Believe it or not, the video game culture that parents often loathe is largely responsible for their children’s interest in soccer. FIFA is as popular as it’s ever been, and the more you play, the more you learn.
“My guys learn more about players and formation and movement from FIFA than they do from watching the game,” Martorana said, laughing.
But the MLS is playing its part as well. It’s growth, paired with the presence of recognizable national team players in the league, has buoyed the game. The rest of the world may not care about the MLS, but that’s okay; it doesn’t need to. So long as the fans here are behind it, it’s doing its job for the game of soccer.

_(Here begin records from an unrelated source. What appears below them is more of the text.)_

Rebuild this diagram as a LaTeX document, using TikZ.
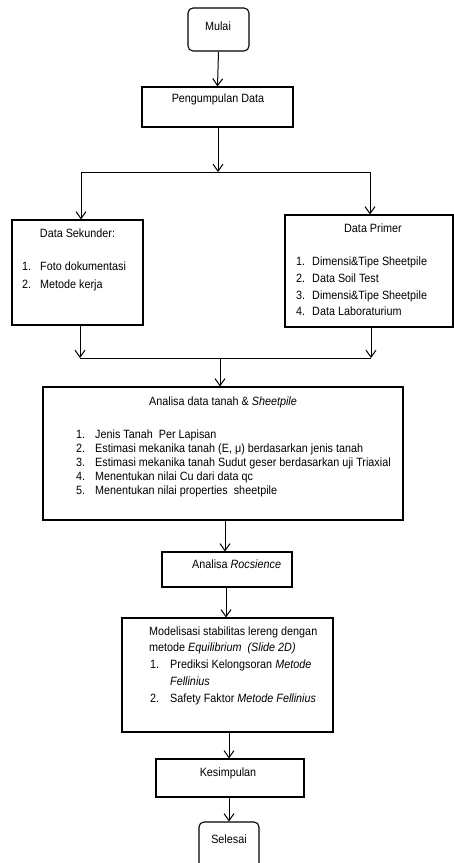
\documentclass[tikz,border=0pt]{standalone}
\usepackage{fontspec}
\setmainfont{Liberation Sans}[FakeStretch=0.9]
\usetikzlibrary{arrows.meta}
\begin{document}
\begin{tikzpicture}[x=1pt,y=-1pt,
  box/.style={draw, line width=1.1pt, inner sep=0pt},
  rbox/.style={box, rounded corners=5pt},
  txt/.style={inner sep=0pt, font=\fontsize{12}{14}\selectfont, text height=8.6pt, text depth=2.4pt},
  arr/.style={line width=1pt, -{Straight Barb[length=7pt,width=10pt,line width=1pt]}},
  ln/.style={line width=1pt}]
\useasboundingbox (0,0) rectangle (454,863);
\clip (0,0) rectangle (454,863);
% boxes
\node[rbox, minimum width=61pt, minimum height=43pt] (mulai) at (218.5,29.5) {};
\node[box, minimum width=151pt, minimum height=40pt] (peng) at (217.5,107) {};
\node[box, minimum width=131pt, minimum height=105pt] (sek) at (77.5,272.5) {};
\node[box, minimum width=168pt, minimum height=112pt] (prim) at (369,271) {};
\node[box, minimum width=360pt, minimum height=133pt] (ana) at (223,453.5) {};
\node[box, minimum width=130pt, minimum height=35pt] (roc) at (227,569.5) {};
\node[box, minimum width=211pt, minimum height=114pt] (mod) at (227.5,675) {};
\node[box, minimum width=148pt, minimum height=38pt] (kes) at (230,778) {};
\node[rbox, minimum width=60pt, minimum height=48pt] (sel) at (229,846) {};
% texts
\node[txt] (tmulai) at (218,27) {Mulai};
\node[txt] (tpeng) at (218,99) {Pengumpulan Data};
\node[txt] (tsek) at (77.5,234) {Data Sekunder:};
\node[txt, anchor=west] (s1n) at (22,267) {1.};
\node[txt, anchor=west] (s1) at (40,267) {Foto dokumentasi};
\node[txt, anchor=west] (s2n) at (22,285) {2.};
\node[txt, anchor=west] (s2) at (40,285) {Metode kerja};
\node[txt] (tprim) at (373,229) {Data Primer};
\node[txt, anchor=west] (p1n) at (296,262) {1.};
\node[txt, anchor=west] (p1) at (312,262) {Dimensi\&Tipe Sheetpile};
\node[txt, anchor=west] (p2n) at (296,279) {2.};
\node[txt, anchor=west] (p2) at (312,279) {Data Soil Test};
\node[txt, anchor=west] (p3n) at (296,296) {3.};
\node[txt, anchor=west] (p3) at (312,296) {Dimensi\&Tipe Sheetpile};
\node[txt, anchor=west] (p4n) at (296,312) {4.};
\node[txt, anchor=west] (p4) at (312,312) {Data Laboraturium};
\node[txt] (tana) at (223,402) {Analisa data tanah \& \textit{Sheetpile}};
\node[txt, anchor=west] (a1n) at (76,435) {1.};
\node[txt, anchor=west] (a1) at (95,435) {Jenis Tanah\ \ Per Lapisan};
\node[txt, anchor=west] (a2n) at (76,449) {2.};
\node[txt, anchor=west] (a2) at (95,449) {Estimasi mekanika tanah (E, μ) berdasarkan jenis tanah};
\node[txt, anchor=west] (a3n) at (76,463) {3.};
\node[txt, anchor=west] (a3) at (95,463) {Estimasi mekanika tanah Sudut geser berdasarkan uji Triaxial};
\node[txt, anchor=west] (a4n) at (76,477) {4.};
\node[txt, anchor=west] (a4) at (95,477) {Menentukan nilai Cu dari data qc};
\node[txt, anchor=west] (a5n) at (76,491) {5.};
\node[txt, anchor=west] (a5) at (95,491) {Menentukan nilai properties\ \ sheetpile};
\node[txt, anchor=west] (troc) at (192,565) {Analisa \textit{Rocsience}};
\node[txt, anchor=west] (m0) at (149,632) {Modelisasi stabilitas lereng dengan};
\node[txt, anchor=west] (m00) at (149,648) {metode \textit{Equilibrium}\ \ \textit{(Slide 2D)}};
\node[txt, anchor=west] (m1n) at (150,665) {1.};
\node[txt, anchor=west] (m1) at (170,665) {Prediksi Kelongsoran \textit{Metode}};
\node[txt, anchor=west] (m1b) at (170,682) {\textit{Fellinius}};
\node[txt, anchor=west] (m2n) at (150,699) {2.};
\node[txt, anchor=west] (m2) at (170,699) {Safety Faktor \textit{Metode Fellinius}};
\node[txt] (tkes) at (228,773) {Kesimpulan};
\node[txt] (tsel) at (229,840) {Selesai};
% connectors
\coordinate (split) at (218,172);
\coordinate (splitL) at (81,172);
\coordinate (splitR) at (370,172);
\coordinate (joinL) at (80,358);
\coordinate (joinR) at (371,358);
\coordinate (join) at (220,358);
\draw[arr] (mulai.south) -- (peng.north);
\draw[arr] (peng.south -| split) -- (split);
\draw[ln] (splitL) -- (splitR);
\draw[arr] (splitL) -- (splitL |- sek.north);
\draw[arr] (splitR) -- (splitR |- prim.north);
\draw[arr] (joinL |- sek.south) -- (joinL);
\draw[arr] (joinR |- prim.south) -- (joinR);
\draw[ln] (joinL) -- (joinR);
\draw[arr] (join) -- (join |- ana.north);
\draw[arr] (ana.south -| 225,0) -- (225,0 |- roc.north);
\draw[arr] (roc.south -| 226,0) -- (226,0 |- mod.north);
\draw[arr] (mod.south -| 229,0) -- (229,0 |- kes.north);
\draw[arr] (kes.south -| 229,0) -- (229,0 |- sel.north);
\end{tikzpicture}
\end{document}
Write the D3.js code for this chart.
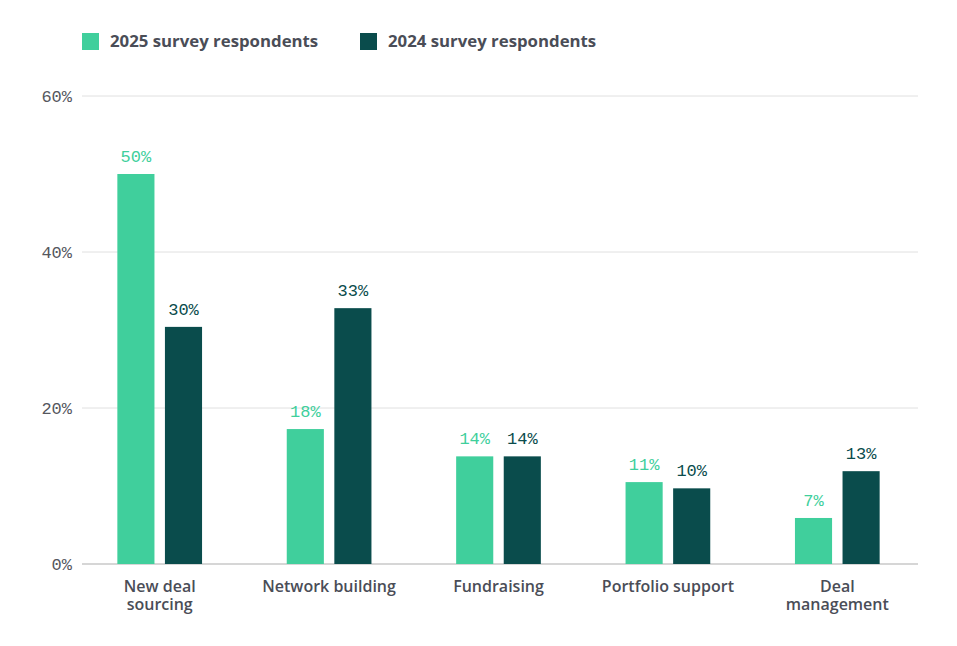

For now, all eyes are turned to the national team and its journey to Brazil. There’s no question it will have the support of the fans at home. In fact, that’s something Matt Potter says he’s jealous of. “The USA has that fighting mentality, like ‘we can do it.’ England almost goes into it not believing they can win.”
Nothing will be said about England’s enthusiasm, but America is definitely excited to see its team in action. Maybe, just maybe, that spotlight won’t fade after this summer’s World Cup is over.